Why it’s dystopian: Did you think that online dating already felt like an alarming attempt at quantifying unquantifiable personal traits, thus converting the immortal soul into numbers and metrics upon which we are ranked and sorted? Well, you should now.
"Black Mirror" explored just that in the episode, "Rate Me," about a world in which all human interactions are ranked and rated, and in which those with higher ratings are conferred elite social and economic status.
Well, Tinder decided to make that episode from fiction into fact. If you thought society was already grossly unequal and divided into haves and haves-nots whose arbitrary social and physical qualities confer a patina of superiority, Tinder is here to give the elite more reason to misinterpret privilege and luck as value.
The League
What it is: Like Tinder Elite, The League bills itself as a dating app for the elite. "Are you told your standards are too high? Keep them that way," their website brags. You have to apply to get in (the app vets both LinkedIn and Facebook profiles to verify you are who you say you are). Supposedly, anyone can get accepted — but the catch is that the app constantly uses an "advanced screening algorithm" to weed out non-committal users.
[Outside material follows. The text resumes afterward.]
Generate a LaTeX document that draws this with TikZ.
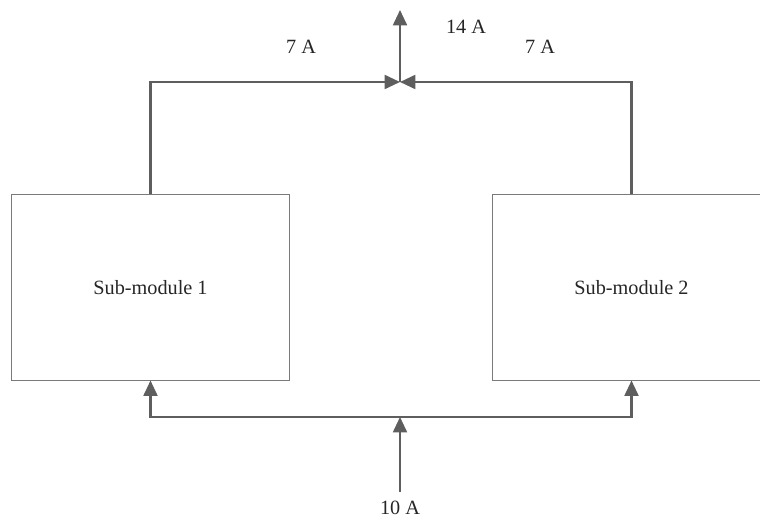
\documentclass[tikz,border=0pt]{standalone}
\usepackage{fontspec}
\setmainfont{Liberation Serif}
\usetikzlibrary{positioning, calc, arrows.meta}
\definecolor{wire}{HTML}{5E5E5E}
\definecolor{edge}{HTML}{7A7A7A}
\definecolor{ink}{HTML}{262626}
\begin{document}
\begin{tikzpicture}[x=0.025cm, y=-0.025cm, >={Triangle[length=11pt, width=10pt]},
				module/.style={draw=edge, line width=0.7pt, minimum width=6.925cm,
				minimum height=4.625cm, inner sep=0pt, text=ink, font=\fontsize{14.4}{17}\selectfont},
				current/.style={text=ink, font=\fontsize{14.4}{17}\selectfont},
				wire/.style={draw=wire, line width=1.5pt} ]
				\useasboundingbox (0,0) rectangle (760,518);
				\node[module] (M1) at (150.5,287.5) {Sub-module 1};
				\node[module] (M2) at (631.5,287.5) {Sub-module 2};
				
				\coordinate (top) at (400,82);
				\coordinate (out) at (400,10);
				\coordinate (bot) at (400,417);
				\coordinate (in)  at (400,492);
				
				%Correntes:
				\node[current] (I1)   at (301,47)  {7 A};
				\node[current] (I2)   at (540,47)  {7 A};
				\node[current] (Iout) at (466,27)  {14 A};
				\node[current] (Iin)  at (400,508) {10 A};
				
				\draw[wire,->] (M1.north) |- (top);
				\draw[wire,->] (M2.north) |- (top);
				\draw[wire,->] (top) -- (out);
				\draw[wire,->] (in) -- (bot);
				\draw[wire,->] (bot) -| (M1.south);
				\draw[wire,->] (bot) -| (M2.south);
			\end{tikzpicture}
\end{document}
Naturally, a Stanford grad created it.
Why it's dystopian: Any algorithmic system that rates peoples' personalities and ranks them in turn is a bit creepy, inasmuch as it's both impersonalizing and it's quantifying things that are qualitative. Likewise, we live in an era characterized by a resurgent and often unapologetic form of elitism and a ground-level backlash against it. Whatever the outcome there, the public at large doesn't really need a system, sitting in our purses and pockets, that's dedicated to amplifying and perpetuating such inequalities. But such is 2017, the year when Silicon Valley doubled down on helping consumers turn themselves into subjects to spy on and commodities to jam into algorithms.